Let's face it; residential real estate isn't as attractive an investment opportunity as it was as recently as a decade ago. For the millennial generation, this means remaining cautious of overzealous advice from older counterparts who made significant gains years ago and believe the same holds true today.
This is especially true in two of Canada's biggest cities: Toronto and Vancouver. In Toronto, for example, the average cost of a condominium unit -- the dwelling of choice for many millennials -- is now $533,447, according to the Toronto Real Estate Board.
However, lofty prices aren't deterring millennials from investing in real estate. According to a recent CIBC-sponsored survey, conducted by Angus Reid and released in May, twice as many Canadian millennial (aged 18-34) homeowners say they'd opt for a residence that is a source of rental income than their boomer counterparts (54% and 25% respectively).
Jamie Golombek, managing director, tax and estate planning with CIBC, says younger adult Canadians tend to be entrepreneurial and as such, they have an interest in real-estate investing -- and not simply covering their own housing needs.
"You have to look at the price you're paying, your affordability and ultimately what your projections are in terms of buying versus renting," Golombek says. "You really have to do your math, have a budget and determine whether or not buying or renting makes sense for you at this point in your life."
Buying a home is one thing, but investing in a rental property is a riskier proposition. Golombek recommends sitting down either by yourself or with a financial advisor to look at your projected rental income and whether you can afford to invest.
In the past, an investor might purchase a condo unit, rent it out, and pay off the mortgage over time. Factor in the gains from the sale and that condo will have amassed the owner a fair amount of wealth. Fast-forward to 2018 and the same might not -- and probably doesn't -- hold true.
Let's run the numbers, assuming the real-estate investor has 20% to put down on a $500,000 condo and the interest rate is 3.74%.
Mortgage | $400,000 | |
Monthly mortgage payment | $2,050 | |
Monthly property taxes | $300 | |
Maintenance fees | $300-$700 | |
Utilities | $200 |
In this scenario, total monthly disbursements could be up to $3,250. Compared to the $2,189 of average monthly rental income earned, according to the CIBC survey, the average condo investor could end up in the red each month.
This is a very simple illustration to demonstrate what an average month might look like, and the reality could vary with each individual circumstance. A condo price, for instance, could be well below $500,000 in an area outside of a major urban centre, giving an investor far more breathing room with monthly payments -- though the trade-off is likely to be lower rental income.
Rental income brings regular cash flow, and it's also important to keep in mind that the monthly mortgage payment isn't a completely sunk cost like your other disbursements. The amount is split between interest and equity repayment. Depending on your down payment, about half of your payment in the early days might go toward building equity. As you continue to pay down principal, this ratio will increase over time.
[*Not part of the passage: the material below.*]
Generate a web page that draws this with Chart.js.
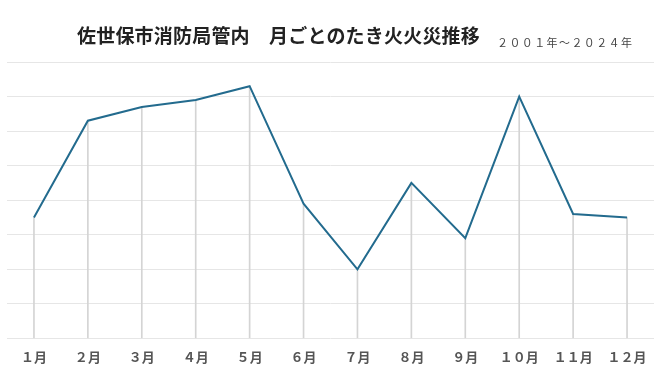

Cash flow is an important consideration in the rent-versus-buy decision, but it isn't the only factor. When viewing a condo as an investment property, you must incorporate the potential for property value increase in your analysis.
"When you look at the actual math, and really study the return on investment investors are potentially going to see with the total returns that are achieved through equity build and modest price appreciation, you can see why investors are still willing to put their money to work in the condo market," says Adil Dharssi, a sales representative with iPro Realty in Toronto.
According to the most recent report by Royal LePage, average national condo prices have increased 10.3% year over year, with Toronto and Vancouver showing increases of 11.9% and 19.8% respectively. When factoring this annualized growth into our $500,000 condo example illustrated above, the outlook is appealing. Over five years, for example, the condo will have appreciated to $805,255. There’s no guarantee prices will continue to appreciate at this pace, but even a modest increase in price could make property ownership a favourable choice.
Golombek points out the tax benefits of becoming a landlord in a new report he co-authored with CIBC colleague Debbie Pearl-Weinberg, executive director, tax and estate planning. These include tax breaks on areas like home renovations, real estate fees, deductibility of interest and property insurance.
Golombek adds, however, that it's important to be aware of and understand the risks. "I caution people that if expenses are always exceeding your income, you may have a problem ultimately in terms of always being able to write off losses if there's no reasonable expectation of making a profit over the long term."
He also notes that added caution must be given to the notion of renting out properties to friends or family members at lower than fair market value, since it limits your ability to claim expenses or write off a loss.
Like any other major money decision, deciding to invest in real estate is something that should be carefully thought through. Review your options, speak to a professional and make a decision that will work for you over the long term. Not everyone is cut out to be a landlord.